Exercise:
Write out the entire listing below exactly as it appears, minus any pictures.

Data provided:
☆ ☆ ☆

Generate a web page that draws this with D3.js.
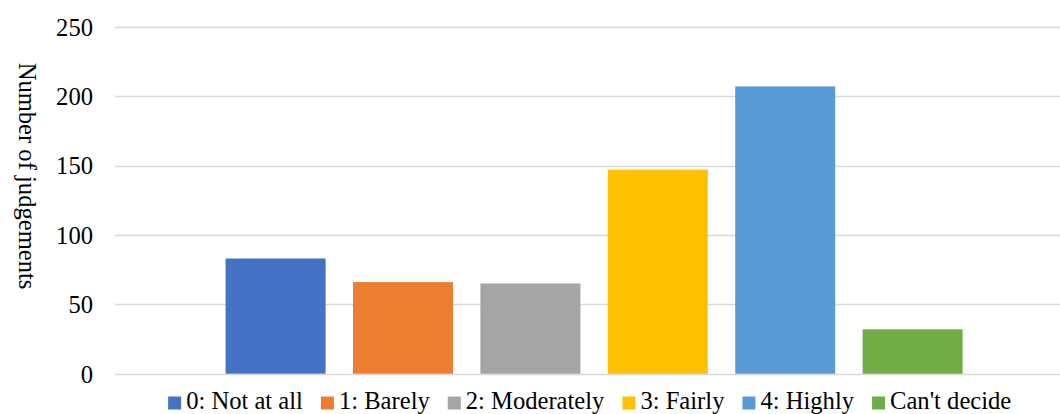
<!DOCTYPE html>
<html>
<head>
<meta charset="utf-8">
<script src="https://cdn.jsdelivr.net/npm/d3@7"></script>
<style>
  html, body { margin: 0; padding: 0; background: #fff; }
  svg { display: block; }
  text { font-family: "Liberation Serif", "Times New Roman", serif; fill: #000; }
</style>
</head>
<body>
<svg id="chart" width="1060" height="414"></svg>
<script>
// Judgement counts per rating
const categories = ["0: Not at all", "1: Barely", "2: Moderately", "3: Fairly", "4: Highly", "Can't decide"];
const values = [83, 66, 65, 147, 207, 32];
const colors = ["#4472C4", "#ED7D31", "#A5A5A5", "#FFC000", "#5B9BD5", "#70AD47"];
const yTicks = [0, 50, 100, 150, 200, 250];
const yTitle = "Number of judgements";

const svg = d3.select("#chart");
const fontSize = 24.6;

const plotLeft = 115, plotRight = 1060;
const y = d3.scaleLinear().domain([0, 250]).range([373.7, 26.7]);

const x = d3.scaleBand()
  .domain(categories)
  .range([211.9, 976.3])
  .paddingInner(0.215)
  .paddingOuter(0.1075);

// Gridlines
svg.append("g")
  .selectAll("line")
  .data(yTicks)
  .join("line")
  .attr("x1", plotLeft)
  .attr("x2", plotRight)
  .attr("y1", d => Math.round(y(d)) + 0.5)
  .attr("y2", d => Math.round(y(d)) + 0.5)
  .attr("stroke", "#d9d9d9")
  .attr("stroke-width", 1.3);

// Y axis tick labels
const yAxis = d3.axisLeft(y).tickValues(yTicks).tickSize(0).tickPadding(0);
const yg = svg.append("g").attr("transform", "translate(93,0)").call(yAxis);
yg.select(".domain").remove();
yg.selectAll("text")
  .style("font-family", '"Liberation Serif", "Times New Roman", serif')
  .style("font-size", fontSize + "px")
  .attr("fill", "#000")
  .attr("dy", "0.34em");

// Axis title
svg.append("text")
  .attr("transform", "translate(19,176) rotate(90)")
  .attr("text-anchor", "middle")
  .style("font-size", fontSize + "px")
  .text(yTitle);

// Bars
svg.append("g")
  .selectAll("rect")
  .data(categories)
  .join("rect")
  .attr("x", d => x(d))
  .attr("width", x.bandwidth())
  .attr("y", (d, i) => y(values[i]))
  .attr("height", (d, i) => y(0) - y(values[i]))
  .attr("fill", (d, i) => colors[i]);

// Legend
const legend = svg.append("g");
const sq = 13, gapText = 5, gapItem = 18;
const items = legend.selectAll("g")
  .data(categories)
  .join("g");
items.append("rect")
  .attr("width", sq).attr("height", sq)
  .attr("y", 396.5)
  .attr("fill", (d, i) => colors[i]);
items.append("text")
  .attr("x", sq + gapText)
  .attr("y", 408.6)
  .style("font-size", fontSize + "px")
  .text(d => d);

let cx = 0;
const offsets = [];
items.each(function() {
  offsets.push(cx);
  const w = d3.select(this).select("text").node().getComputedTextLength();
  cx += sq + gapText + w + gapItem;
});
const total = cx - gapItem;
const startX = 589.7 - total / 2;
items.attr("transform", (d, i) => `translate(${startX + offsets[i]},0)`);
</script>
</body>
</html>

☆ ☆ ☆

Problem solution:
Generate a web page that draws this with D3.js.
<!DOCTYPE html>
<html>
<head>
<meta charset="utf-8">
<script src="https://cdn.jsdelivr.net/npm/d3@7"></script>
<style>
  html, body { margin: 0; padding: 0; background: #fff; }
  svg { display: block; }
  text { font-family: "Liberation Serif", "Times New Roman", serif; fill: #000; }
</style>
</head>
<body>
<svg id="chart" width="1060" height="414"></svg>
<script>
// Judgement counts per rating
const categories = ["0: Not at all", "1: Barely", "2: Moderately", "3: Fairly", "4: Highly", "Can't decide"];
const values = [83, 66, 65, 147, 207, 32];
const colors = ["#4472C4", "#ED7D31", "#A5A5A5", "#FFC000", "#5B9BD5", "#70AD47"];
const yTicks = [0, 50, 100, 150, 200, 250];
const yTitle = "Number of judgements";

const svg = d3.select("#chart");
const fontSize = 24.6;

const plotLeft = 115, plotRight = 1060;
const y = d3.scaleLinear().domain([0, 250]).range([373.7, 26.7]);

const x = d3.scaleBand()
  .domain(categories)
  .range([211.9, 976.3])
  .paddingInner(0.215)
  .paddingOuter(0.1075);

// Gridlines
svg.append("g")
  .selectAll("line")
  .data(yTicks)
  .join("line")
  .attr("x1", plotLeft)
  .attr("x2", plotRight)
  .attr("y1", d => Math.round(y(d)) + 0.5)
  .attr("y2", d => Math.round(y(d)) + 0.5)
  .attr("stroke", "#d9d9d9")
  .attr("stroke-width", 1.3);

// Y axis tick labels
const yAxis = d3.axisLeft(y).tickValues(yTicks).tickSize(0).tickPadding(0);
const yg = svg.append("g").attr("transform", "translate(93,0)").call(yAxis);
yg.select(".domain").remove();
yg.selectAll("text")
  .style("font-family", '"Liberation Serif", "Times New Roman", serif')
  .style("font-size", fontSize + "px")
  .attr("fill", "#000")
  .attr("dy", "0.34em");

// Axis title
svg.append("text")
  .attr("transform", "translate(19,176) rotate(90)")
  .attr("text-anchor", "middle")
  .style("font-size", fontSize + "px")
  .text(yTitle);

// Bars
svg.append("g")
  .selectAll("rect")
  .data(categories)
  .join("rect")
  .attr("x", d => x(d))
  .attr("width", x.bandwidth())
  .attr("y", (d, i) => y(values[i]))
  .attr("height", (d, i) => y(0) - y(values[i]))
  .attr("fill", (d, i) => colors[i]);

// Legend
const legend = svg.append("g");
const sq = 13, gapText = 5, gapItem = 18;
const items = legend.selectAll("g")
  .data(categories)
  .join("g");
items.append("rect")
  .attr("width", sq).attr("height", sq)
  .attr("y", 396.5)
  .attr("fill", (d, i) => colors[i]);
items.append("text")
  .attr("x", sq + gapText)
  .attr("y", 408.6)
  .style("font-size", fontSize + "px")
  .text(d => d);

let cx = 0;
const offsets = [];
items.each(function() {
  offsets.push(cx);
  const w = d3.select(this).select("text").node().getComputedTextLength();
  cx += sq + gapText + w + gapItem;
});
const total = cx - gapItem;
const startX = 589.7 - total / 2;
items.attr("transform", (d, i) => `translate(${startX + offsets[i]},0)`);
</script>
</body>
</html>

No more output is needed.